From the beginning, Rudd sought to integrate Bordeaux sensibilities at his Oakville estate, hiring David Ramey as his first winemaker. Ramey had worked with Christian Mouiex from Petrus to start the Mouiex's Napa winery Dominus.

In presenting the wines in the Howard Backen designed tasting room (cum boathouse) overlooking the pond and gardens, Ammons prefers to sequence the tasting in the opposite order most wineries would present them - starting first with the estate's top wine, $250 Estate (ageworthy), followed by $175 Samantha's (drink now but better of course with age), and then capping off the flight with the $80 Sauvignon Blanc (from Mount Veeder), which feels like it is from a different planet compared to the first two (which it is).

The Estate Red is a different blend each year, and sourced solely from the Oakville estate. While the current release is based on Cabernet Sauvignon, in other years it has beed based on Merlot. It's designed to reflect the terroir of the estate.

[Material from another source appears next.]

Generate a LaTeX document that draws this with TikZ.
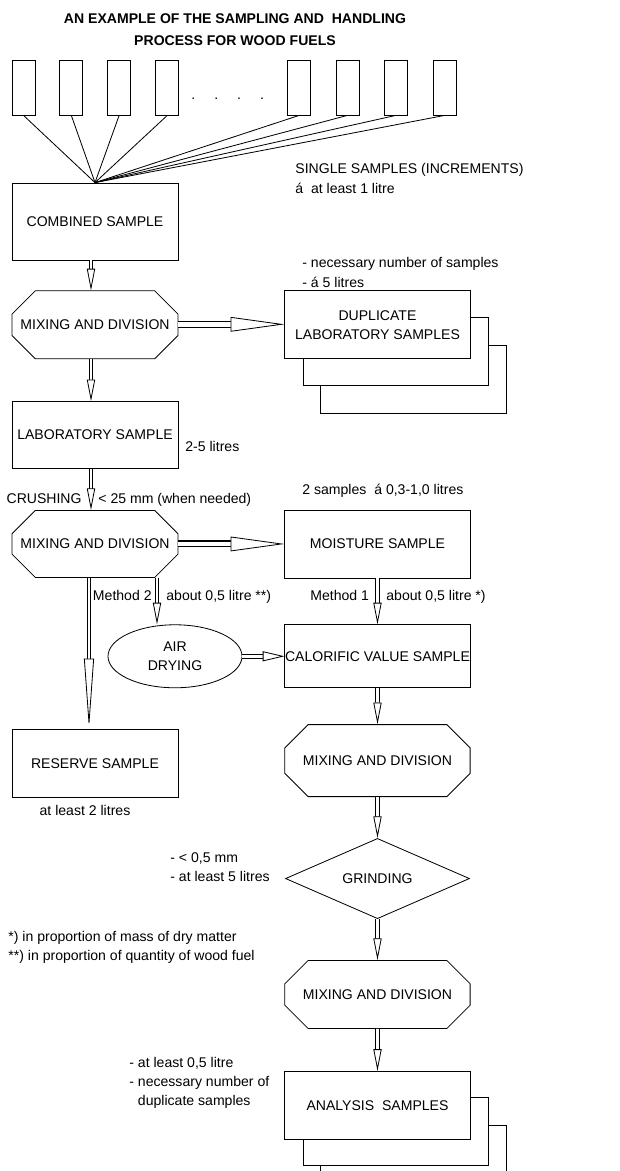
\documentclass[tikz,border=0pt]{standalone}
\usepackage{fontspec}
\setmainfont{Liberation Sans}
\usetikzlibrary{positioning}
\usetikzlibrary{shapes.geometric}
\usetikzlibrary{shapes.misc}
\usetikzlibrary{arrows.meta}
\usetikzlibrary{backgrounds}

\begin{document}
\begin{tikzpicture}[
  line width=0.7pt,
  every node/.style={font=\fontsize{12}{16.4}\selectfont},
  inc/.style={draw, minimum width=0.69cm, minimum height=1.65cm, inner sep=0pt},
  box/.style={draw, fill=white, align=center, minimum width=4.98cm, minimum height=2.04cm, inner sep=0pt},
  wbox/.style={box, minimum width=5.56cm},
  mixbox/.style={box, chamfered rectangle, chamfered rectangle xsep=0.5cm, chamfered rectangle ysep=0.55cm},
  note/.style={inner sep=0pt, align=left},
  flow/.style={line width=0.9pt, double, double distance=2.2pt, -{Triangle[fill=white, line width=0.7pt, length=18.5pt, width=7pt]}},
  airflow/.style={line width=0.9pt, double, double distance=2.8pt, -{Triangle[fill=white, line width=0.7pt, length=18.5pt, width=8.5pt]}},
  sideflow/.style={line width=0.9pt, double, double distance=4.2pt, -{Triangle[fill=white, line width=0.7pt, length=46pt, width=12.5pt]}},
  longflow/.style={line width=0.9pt, double, double distance=2.2pt, -{Triangle[fill=white, line width=0.7pt, length=60pt, width=8.5pt]}}
]
\useasboundingbox (0,0) rectangle (18.6,-35.13);

% Nodes
\node[align=center, font=\fontsize{12}{18.7}\selectfont\bfseries] (title) at (7.05,-0.9)
  {AN EXAMPLE OF THE SAMPLING AND\ \ HANDLING\\PROCESS FOR WOOD FUELS};

\node[inc] (inc1) at (0.705,-2.625) {};
\node[inc, right=0.72cm of inc1] (inc2) {};
\node[inc, right=0.72cm of inc2] (inc3) {};
\node[inc, right=0.73cm of inc3] (inc4) {};
\node[inc, right=3.24cm of inc4] (inc5) {};
\node[inc, right=0.735cm of inc5] (inc6) {};
\node[inc, right=0.735cm of inc6] (inc7) {};
\node[inc, right=0.75cm of inc7] (inc8) {};
\node (dots) at (6.83,-2.97) {.\hspace{0.57cm}.\hspace{0.57cm}.\hspace{0.57cm}.};

\node[box, minimum height=2.31cm] (cmb) at (2.85,-6.645) {COMBINED SAMPLE};
\node[mixbox, below=0.9cm of cmb] (mix1) {MIXING AND DIVISION};
\node[wbox, right=3.18cm of mix1] (dup) {DUPLICATE\\LABORATORY SAMPLES};
\node[box, below=1.26cm of mix1, minimum height=2.01cm] (lab) {LABORATORY SAMPLE};
\node[mixbox, below=1.23cm of lab, minimum height=2.01cm] (mix2) {MIXING AND DIVISION};
\node[wbox, right=3.18cm of mix2] (moist) {MOISTURE SAMPLE};
\node[box, below=4.53cm of mix2] (res) {RESERVE SAMPLE};

\node[wbox, below=1.38cm of moist, minimum height=1.89cm] (cal) {CALORIFIC VALUE SAMPLE};
\node[ellipse, draw, align=center, inner sep=0pt, minimum width=4.02cm, minimum height=1.89cm, left=1.26cm of cal] (air) {AIR\\DRYING};
\node[mixbox, minimum width=5.56cm, minimum height=2.16cm, below=1.08cm of cal] (mix3) {MIXING AND DIVISION};
\node[diamond, draw, inner sep=0pt, minimum width=5.52cm, minimum height=2.01cm, below=1.23cm of mix3] (grind) {GRINDING};
\node[mixbox, minimum width=5.56cm, below=1.23cm of grind] (mix4) {MIXING AND DIVISION};
\node[wbox, below=1.26cm of mix4] (ana) {ANALYSIS\ \ SAMPLES};

\begin{scope}[on background layer]
\node[wbox] (dup3) at ([shift={(1.07,-1.62)}]dup) {};
\node[wbox] (dup2) at ([shift={(0.54,-0.79)}]dup) {};
\node[wbox] (ana3) at ([shift={(1.07,-1.62)}]ana) {};
\node[wbox] (ana2) at ([shift={(0.54,-0.79)}]ana) {};
\end{scope}

% Notes
\node[note, anchor=north west] (single) at (8.85,-4.90) {SINGLE SAMPLES (INCREMENTS)\\á\ \ at least 1 litre};
\node[note, anchor=north west] (dupnote) at (9.06,-7.72) {- necessary number of samples\\- á 5 litres};
\node[note, anchor=base west] (labnote) at (5.55,-13.54) {2-5 litres};
\node[note, anchor=base east] (crush) at (2.46,-15.09) {CRUSHING};
\node[note, anchor=base west] (crushnote) at (2.94,-15.09) {< 25 mm (when needed)};
\node[note, anchor=base west] (moistnote) at (9.06,-14.84) {2 samples\ \ á 0,3-1,0 litres};
\node[note, anchor=base east] (meth2) at (4.56,-18.0) {Method 2};
\node[note, anchor=base west] (meth2note) at (4.98,-18.0) {about 0,5 litre **)};
\node[note, anchor=base west] (meth1) at (9.30,-18.0) {Method 1};
\node[note, anchor=base west] (meth1note) at (11.58,-18.0) {about 0,5 litre *)};
\node[note, anchor=base] (resnote) at (2.55,-24.47) {at least 2 litres};
\node[note, anchor=north west] (grindnote) at (5.1,-25.56) {- < 0,5 mm\\- at least 5 litres};
\node[note, anchor=north west] (foot) at (0.24,-27.92) {*) in proportion of mass of dry matter\\**) in proportion of quantity of wood fuel};
\node[note, anchor=north west] (ananote) at (3.87,-31.70) {- at least 0,5 litre\\- necessary number of\\\hphantom{- }duplicate samples};

% Edges
\draw (inc1.south) -- (cmb.north);
\draw (inc2.south) -- (cmb.north);
\draw (inc3.south) -- (cmb.north);
\draw (inc4.south) -- (cmb.north);
\draw (inc5.south) -- (cmb.north);
\draw (inc6.south) -- (cmb.north);
\draw (inc7.south) -- (cmb.north);
\draw (inc8.south) -- (cmb.north);

\draw[flow] ([xshift=-0.12cm]cmb.south) -- ([xshift=-0.12cm]mix1.north);
\draw[sideflow] ([yshift=0.015cm]mix1.east) -- ([yshift=0.015cm]mix1.east -| dup.west);
\draw[flow] ([xshift=-0.12cm]mix1.south) -- ([xshift=-0.12cm]lab.north);
\draw[flow] ([xshift=-0.12cm]lab.south) -- ([xshift=-0.12cm]mix2.north);
\draw[sideflow] (mix2.east) -- (mix2.east -| moist.west);
\draw[longflow] ([xshift=-0.18cm]mix2.south) -- ([xshift=-0.18cm]res.north);
\draw[flow] ([xshift=1.86cm]mix2.south) -- ([xshift=1.86cm]mix2.south |- air.north);
\draw[flow] (moist) -- (cal);
\draw[airflow] (air) -- (cal);
\draw[flow] (cal) -- (mix3);
\draw[flow] (mix3) -- (grind);
\draw[flow] (grind) -- (mix4);
\draw[flow] (mix4) -- (ana);

\end{tikzpicture}
\end{document}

The 2014 is predominantly Cabernet Sauvignon (77%) with Cab Franc (15%), Petit Verdot (5%) and Malbec (3%). The wine is aged in French oak (74% new).

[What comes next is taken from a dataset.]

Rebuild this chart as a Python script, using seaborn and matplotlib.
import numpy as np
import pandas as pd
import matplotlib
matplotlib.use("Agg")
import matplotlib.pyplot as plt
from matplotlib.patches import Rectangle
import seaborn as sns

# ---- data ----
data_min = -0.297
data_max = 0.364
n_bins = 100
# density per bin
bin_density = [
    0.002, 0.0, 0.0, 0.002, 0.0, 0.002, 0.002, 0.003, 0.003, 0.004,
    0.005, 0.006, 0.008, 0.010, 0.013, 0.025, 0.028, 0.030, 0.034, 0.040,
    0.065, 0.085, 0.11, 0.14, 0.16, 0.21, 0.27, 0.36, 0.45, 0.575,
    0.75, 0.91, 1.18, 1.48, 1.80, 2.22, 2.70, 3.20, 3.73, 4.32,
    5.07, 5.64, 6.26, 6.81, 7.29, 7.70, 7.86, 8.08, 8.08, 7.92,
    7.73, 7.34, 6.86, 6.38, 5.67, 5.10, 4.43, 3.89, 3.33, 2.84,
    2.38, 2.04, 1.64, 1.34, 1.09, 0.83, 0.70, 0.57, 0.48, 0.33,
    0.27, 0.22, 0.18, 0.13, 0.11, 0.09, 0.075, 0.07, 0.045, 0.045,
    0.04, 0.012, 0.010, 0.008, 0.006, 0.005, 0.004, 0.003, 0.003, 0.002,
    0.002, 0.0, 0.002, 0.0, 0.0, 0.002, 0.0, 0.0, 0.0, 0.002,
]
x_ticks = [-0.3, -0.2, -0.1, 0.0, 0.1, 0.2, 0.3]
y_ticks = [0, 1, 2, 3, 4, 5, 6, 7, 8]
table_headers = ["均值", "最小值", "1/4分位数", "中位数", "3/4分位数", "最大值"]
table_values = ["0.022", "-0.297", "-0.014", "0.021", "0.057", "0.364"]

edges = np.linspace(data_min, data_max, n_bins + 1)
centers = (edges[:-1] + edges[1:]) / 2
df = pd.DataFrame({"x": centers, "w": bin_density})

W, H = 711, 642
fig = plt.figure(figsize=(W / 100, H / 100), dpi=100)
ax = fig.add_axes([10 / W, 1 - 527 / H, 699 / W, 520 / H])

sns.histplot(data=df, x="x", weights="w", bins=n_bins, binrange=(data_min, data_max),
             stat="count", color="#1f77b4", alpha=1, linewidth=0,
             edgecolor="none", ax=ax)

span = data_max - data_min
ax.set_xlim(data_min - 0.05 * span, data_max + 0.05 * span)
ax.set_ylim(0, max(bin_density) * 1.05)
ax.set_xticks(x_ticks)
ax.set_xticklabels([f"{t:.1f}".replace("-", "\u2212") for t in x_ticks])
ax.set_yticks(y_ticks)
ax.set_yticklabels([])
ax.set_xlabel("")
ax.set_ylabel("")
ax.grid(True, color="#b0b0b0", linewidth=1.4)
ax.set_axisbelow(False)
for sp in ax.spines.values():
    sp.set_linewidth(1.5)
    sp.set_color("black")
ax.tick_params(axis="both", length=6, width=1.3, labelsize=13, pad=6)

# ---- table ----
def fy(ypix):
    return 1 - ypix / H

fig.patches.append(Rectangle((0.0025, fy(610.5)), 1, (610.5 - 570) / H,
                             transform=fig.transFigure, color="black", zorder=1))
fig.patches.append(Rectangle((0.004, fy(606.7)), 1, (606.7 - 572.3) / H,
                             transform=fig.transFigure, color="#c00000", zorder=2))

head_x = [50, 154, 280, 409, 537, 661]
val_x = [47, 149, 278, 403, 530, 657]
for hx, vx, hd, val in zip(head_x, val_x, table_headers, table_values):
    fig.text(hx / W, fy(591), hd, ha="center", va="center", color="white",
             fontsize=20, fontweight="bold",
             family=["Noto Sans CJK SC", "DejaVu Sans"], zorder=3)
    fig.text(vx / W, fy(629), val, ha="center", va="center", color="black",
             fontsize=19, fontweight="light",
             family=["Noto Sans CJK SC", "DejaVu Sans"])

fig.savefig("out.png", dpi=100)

Though all of the wines are built for aging, the Samantha's can be enjoyed now.

I was especially impressed with the aromatics on the Estate. At first, I put my nose in the glass, and then withdrew it, only to linger just above the glass. The nose is that big...and sumptuous. The old wine tasting note trope that the wine "leaps from the glass" is no trope here. I found that it widened the window of pleasure.

Galloni called it a big departure from previous vintages, writing it's a "hugely promising wine...bursting with energy and class."

The 2014 Samantha's Cabernet Sauvignon is sourced from more of the alluvial soil vines and aged in French oak (86% new).

The Sauvignon Blanc is from a completely different set of soils - tufa (which on Mount Veeder is quite common) and cobbles (another Mount Veeder staple). I'm a fan of White Bordeaux blends and therefore appreciated that this wine's a blend of Sauvignon Blanc, Sauvignon Gris and Semillon (16%). The Rudd has softer, fuller flavors than your basic high end Napa SB, which are going for acid. I found the Rudd SB has, to use my new favorite wine descriptor, more pixels.

In some vintages, Rudd also makes 75 cases of a Semillon based blend called Susan's Blanc, which is named for Mrs. Rudd (a serious gardener who works in the garden alongside the hired help and whose exquisite taste led to the selection of Thomas Hobbs in designing Rudd's unique and elegant gardens.)

Currently Rudd Oakville Estate makes just 3,000 cases of wine a year, but Ammons said that will soon change. "We'll be making more estate wine in future years," he said.

Note: Rudd is open to the public for tastings by appointment only. Serious collectors are encouraged.

You can also taste Rudd's wines at PRESS Napa Valley. There, the Samantha's Cabernet is even available by the glass ($35 a glass).